▶ Task details: Return only the stretch of the material below that begins with the line containing "Reproduce this chart with matplotlib." and ends with the line containing "import numpy as np", exactly; both of those lines belong to it.

▶ Supplied data:
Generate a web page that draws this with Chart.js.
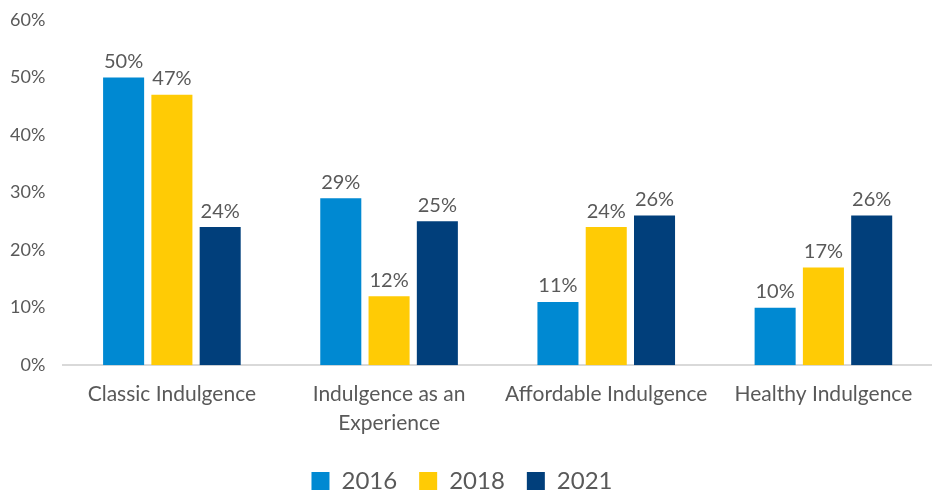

* * *

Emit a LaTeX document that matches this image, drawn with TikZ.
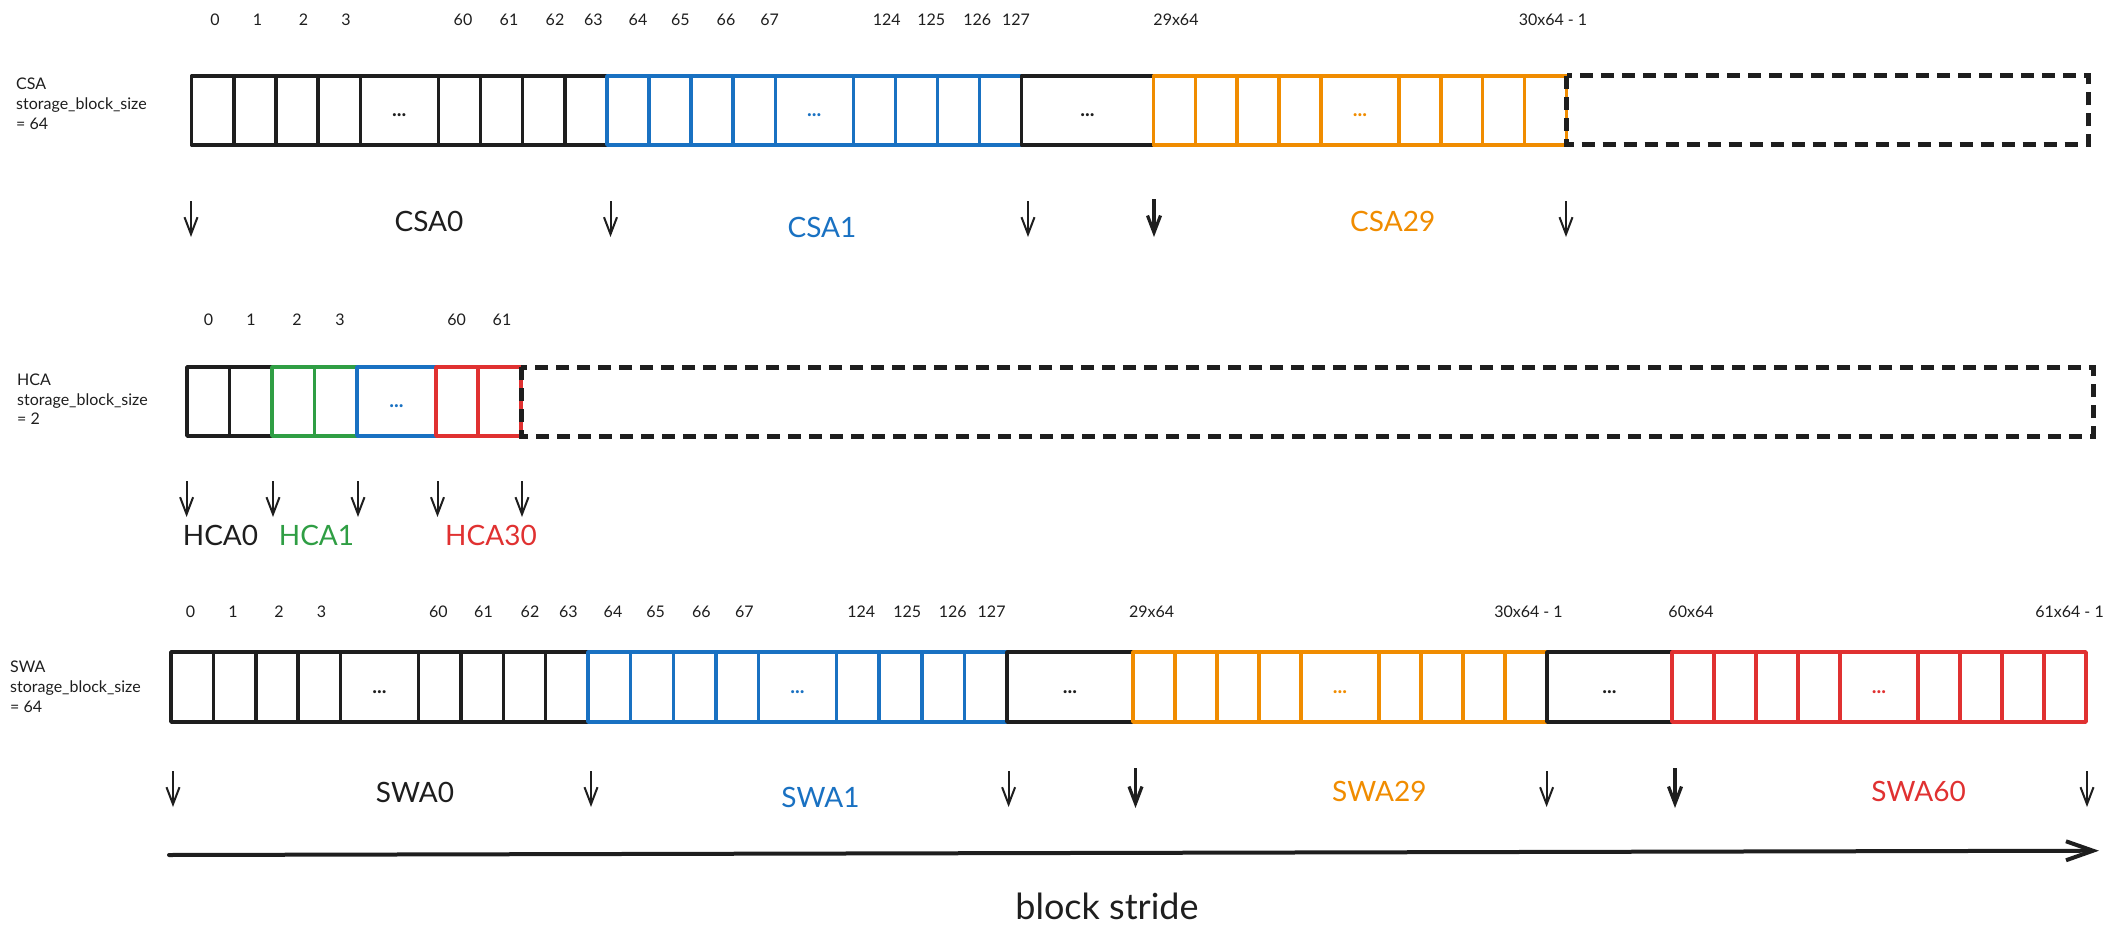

---

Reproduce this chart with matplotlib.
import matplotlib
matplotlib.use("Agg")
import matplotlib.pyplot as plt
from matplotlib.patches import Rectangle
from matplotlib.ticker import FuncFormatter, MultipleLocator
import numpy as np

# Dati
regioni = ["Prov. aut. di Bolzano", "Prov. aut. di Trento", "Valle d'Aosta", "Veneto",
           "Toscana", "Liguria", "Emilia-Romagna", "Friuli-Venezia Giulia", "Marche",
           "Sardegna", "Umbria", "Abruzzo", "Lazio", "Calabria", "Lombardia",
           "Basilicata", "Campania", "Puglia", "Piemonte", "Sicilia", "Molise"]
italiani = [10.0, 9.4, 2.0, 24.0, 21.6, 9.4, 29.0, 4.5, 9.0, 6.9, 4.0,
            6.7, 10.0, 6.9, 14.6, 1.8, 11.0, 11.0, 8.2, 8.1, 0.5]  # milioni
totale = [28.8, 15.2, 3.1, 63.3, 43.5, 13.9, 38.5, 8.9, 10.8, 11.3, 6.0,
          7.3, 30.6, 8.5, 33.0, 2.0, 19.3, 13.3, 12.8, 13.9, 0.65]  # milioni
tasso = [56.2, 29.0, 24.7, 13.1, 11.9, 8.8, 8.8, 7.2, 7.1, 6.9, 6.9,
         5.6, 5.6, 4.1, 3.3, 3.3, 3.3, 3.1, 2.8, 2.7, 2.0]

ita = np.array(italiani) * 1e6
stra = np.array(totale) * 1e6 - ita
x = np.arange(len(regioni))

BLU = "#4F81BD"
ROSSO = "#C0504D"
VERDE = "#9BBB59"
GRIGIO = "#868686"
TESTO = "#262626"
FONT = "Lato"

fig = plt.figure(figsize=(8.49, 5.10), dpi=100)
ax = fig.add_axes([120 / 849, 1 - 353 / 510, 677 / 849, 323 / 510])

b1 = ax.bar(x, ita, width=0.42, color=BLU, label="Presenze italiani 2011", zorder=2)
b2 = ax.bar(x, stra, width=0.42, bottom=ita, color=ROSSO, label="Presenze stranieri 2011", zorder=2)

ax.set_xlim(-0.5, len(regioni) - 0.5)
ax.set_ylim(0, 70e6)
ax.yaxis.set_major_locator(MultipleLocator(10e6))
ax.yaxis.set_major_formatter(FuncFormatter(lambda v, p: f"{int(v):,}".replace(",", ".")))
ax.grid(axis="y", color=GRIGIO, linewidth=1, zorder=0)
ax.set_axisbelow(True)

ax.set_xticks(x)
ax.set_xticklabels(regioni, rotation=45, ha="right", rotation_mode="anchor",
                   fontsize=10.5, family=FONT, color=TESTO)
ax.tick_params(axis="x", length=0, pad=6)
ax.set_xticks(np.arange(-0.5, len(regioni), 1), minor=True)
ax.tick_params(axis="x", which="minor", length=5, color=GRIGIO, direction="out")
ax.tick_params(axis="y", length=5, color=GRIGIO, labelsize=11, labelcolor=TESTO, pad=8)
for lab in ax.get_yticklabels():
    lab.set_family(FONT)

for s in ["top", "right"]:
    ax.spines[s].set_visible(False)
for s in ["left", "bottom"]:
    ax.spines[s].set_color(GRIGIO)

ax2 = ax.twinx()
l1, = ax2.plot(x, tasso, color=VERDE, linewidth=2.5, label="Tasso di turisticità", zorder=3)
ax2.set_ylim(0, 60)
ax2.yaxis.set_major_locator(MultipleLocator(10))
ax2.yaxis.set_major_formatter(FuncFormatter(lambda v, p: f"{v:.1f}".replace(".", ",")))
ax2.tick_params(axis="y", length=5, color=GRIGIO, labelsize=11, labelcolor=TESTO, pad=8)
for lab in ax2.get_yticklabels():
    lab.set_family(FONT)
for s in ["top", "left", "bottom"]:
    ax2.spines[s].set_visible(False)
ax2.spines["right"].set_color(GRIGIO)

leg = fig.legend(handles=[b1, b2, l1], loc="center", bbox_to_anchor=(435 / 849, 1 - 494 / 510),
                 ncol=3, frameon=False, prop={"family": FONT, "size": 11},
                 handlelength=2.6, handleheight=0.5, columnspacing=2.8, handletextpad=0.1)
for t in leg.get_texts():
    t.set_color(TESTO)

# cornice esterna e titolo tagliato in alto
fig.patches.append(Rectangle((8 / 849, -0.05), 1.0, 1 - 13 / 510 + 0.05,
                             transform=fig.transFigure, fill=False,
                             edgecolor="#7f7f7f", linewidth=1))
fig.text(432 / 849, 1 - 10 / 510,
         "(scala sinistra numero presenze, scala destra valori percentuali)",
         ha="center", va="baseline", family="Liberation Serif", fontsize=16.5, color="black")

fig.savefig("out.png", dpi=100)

▶ Response to this task:
Reproduce this chart with matplotlib.
import matplotlib
matplotlib.use("Agg")
import matplotlib.pyplot as plt
from matplotlib.patches import Rectangle
from matplotlib.ticker import FuncFormatter, MultipleLocator
import numpy as np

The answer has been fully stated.